_INSTRUCTIONS TO FOLLOW_
Please write the listing below out again exactly, leaving every picture behind.
•••••
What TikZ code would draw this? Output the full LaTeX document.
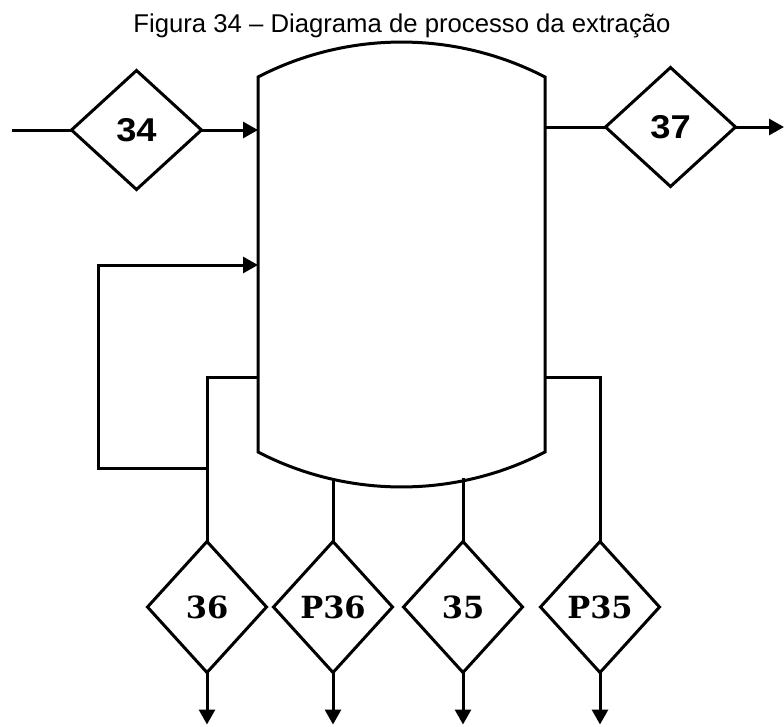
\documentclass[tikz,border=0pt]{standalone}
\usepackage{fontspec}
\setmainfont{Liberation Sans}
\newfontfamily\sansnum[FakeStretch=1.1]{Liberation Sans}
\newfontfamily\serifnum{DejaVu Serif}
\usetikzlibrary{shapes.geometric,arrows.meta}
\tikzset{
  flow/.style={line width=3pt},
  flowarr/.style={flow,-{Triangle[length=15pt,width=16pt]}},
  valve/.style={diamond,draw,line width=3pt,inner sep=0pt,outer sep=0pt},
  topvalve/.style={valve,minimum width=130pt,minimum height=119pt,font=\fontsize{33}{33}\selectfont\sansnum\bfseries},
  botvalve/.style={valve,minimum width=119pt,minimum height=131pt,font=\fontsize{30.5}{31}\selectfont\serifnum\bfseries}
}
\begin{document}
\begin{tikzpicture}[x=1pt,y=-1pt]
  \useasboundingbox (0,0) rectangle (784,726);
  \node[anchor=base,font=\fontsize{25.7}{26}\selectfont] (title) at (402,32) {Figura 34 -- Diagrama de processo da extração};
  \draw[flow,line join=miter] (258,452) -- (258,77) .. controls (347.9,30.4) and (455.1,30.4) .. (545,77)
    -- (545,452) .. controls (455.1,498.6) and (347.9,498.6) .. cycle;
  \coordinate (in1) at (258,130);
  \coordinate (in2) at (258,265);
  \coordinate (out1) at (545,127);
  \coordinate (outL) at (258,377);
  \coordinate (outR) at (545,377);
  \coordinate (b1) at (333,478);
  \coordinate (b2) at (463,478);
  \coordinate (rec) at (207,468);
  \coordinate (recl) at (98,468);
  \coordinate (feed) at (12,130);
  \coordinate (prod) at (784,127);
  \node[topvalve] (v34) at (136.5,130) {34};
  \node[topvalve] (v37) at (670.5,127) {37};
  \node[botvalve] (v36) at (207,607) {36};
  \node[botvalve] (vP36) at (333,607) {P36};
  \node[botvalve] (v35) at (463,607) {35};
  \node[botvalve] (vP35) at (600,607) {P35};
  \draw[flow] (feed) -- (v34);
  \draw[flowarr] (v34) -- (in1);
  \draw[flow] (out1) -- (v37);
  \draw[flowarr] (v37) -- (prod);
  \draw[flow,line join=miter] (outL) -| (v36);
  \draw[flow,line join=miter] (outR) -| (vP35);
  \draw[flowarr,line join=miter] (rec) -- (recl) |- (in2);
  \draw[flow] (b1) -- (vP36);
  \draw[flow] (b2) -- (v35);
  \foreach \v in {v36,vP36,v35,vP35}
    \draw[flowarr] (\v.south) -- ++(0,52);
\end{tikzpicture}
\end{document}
•••••
_OUTPUT_
What TikZ code would draw this? Output the full LaTeX document.
\documentclass[tikz,border=0pt]{standalone}
\usepackage{fontspec}
\setmainfont{Liberation Sans}
\newfontfamily\sansnum[FakeStretch=1.1]{Liberation Sans}
\newfontfamily\serifnum{DejaVu Serif}
\usetikzlibrary{shapes.geometric,arrows.meta}
\tikzset{
  flow/.style={line width=3pt},
  flowarr/.style={flow,-{Triangle[length=15pt,width=16pt]}},
  valve/.style={diamond,draw,line width=3pt,inner sep=0pt,outer sep=0pt},
  topvalve/.style={valve,minimum width=130pt,minimum height=119pt,font=\fontsize{33}{33}\selectfont\sansnum\bfseries},
  botvalve/.style={valve,minimum width=119pt,minimum height=131pt,font=\fontsize{30.5}{31}\selectfont\serifnum\bfseries}
}
\begin{document}
\begin{tikzpicture}[x=1pt,y=-1pt]
  \useasboundingbox (0,0) rectangle (784,726);
  \node[anchor=base,font=\fontsize{25.7}{26}\selectfont] (title) at (402,32) {Figura 34 -- Diagrama de processo da extração};
  \draw[flow,line join=miter] (258,452) -- (258,77) .. controls (347.9,30.4) and (455.1,30.4) .. (545,77)
    -- (545,452) .. controls (455.1,498.6) and (347.9,498.6) .. cycle;
  \coordinate (in1) at (258,130);
  \coordinate (in2) at (258,265);
  \coordinate (out1) at (545,127);
  \coordinate (outL) at (258,377);
  \coordinate (outR) at (545,377);
  \coordinate (b1) at (333,478);
  \coordinate (b2) at (463,478);
  \coordinate (rec) at (207,468);
  \coordinate (recl) at (98,468);
  \coordinate (feed) at (12,130);
  \coordinate (prod) at (784,127);
  \node[topvalve] (v34) at (136.5,130) {34};
  \node[topvalve] (v37) at (670.5,127) {37};
  \node[botvalve] (v36) at (207,607) {36};
  \node[botvalve] (vP36) at (333,607) {P36};
  \node[botvalve] (v35) at (463,607) {35};
  \node[botvalve] (vP35) at (600,607) {P35};
  \draw[flow] (feed) -- (v34);
  \draw[flowarr] (v34) -- (in1);
  \draw[flow] (out1) -- (v37);
  \draw[flowarr] (v37) -- (prod);
  \draw[flow,line join=miter] (outL) -| (v36);
  \draw[flow,line join=miter] (outR) -| (vP35);
  \draw[flowarr,line join=miter] (rec) -- (recl) |- (in2);
  \draw[flow] (b1) -- (vP36);
  \draw[flow] (b2) -- (v35);
  \foreach \v in {v36,vP36,v35,vP35}
    \draw[flowarr] (\v.south) -- ++(0,52);
\end{tikzpicture}
\end{document}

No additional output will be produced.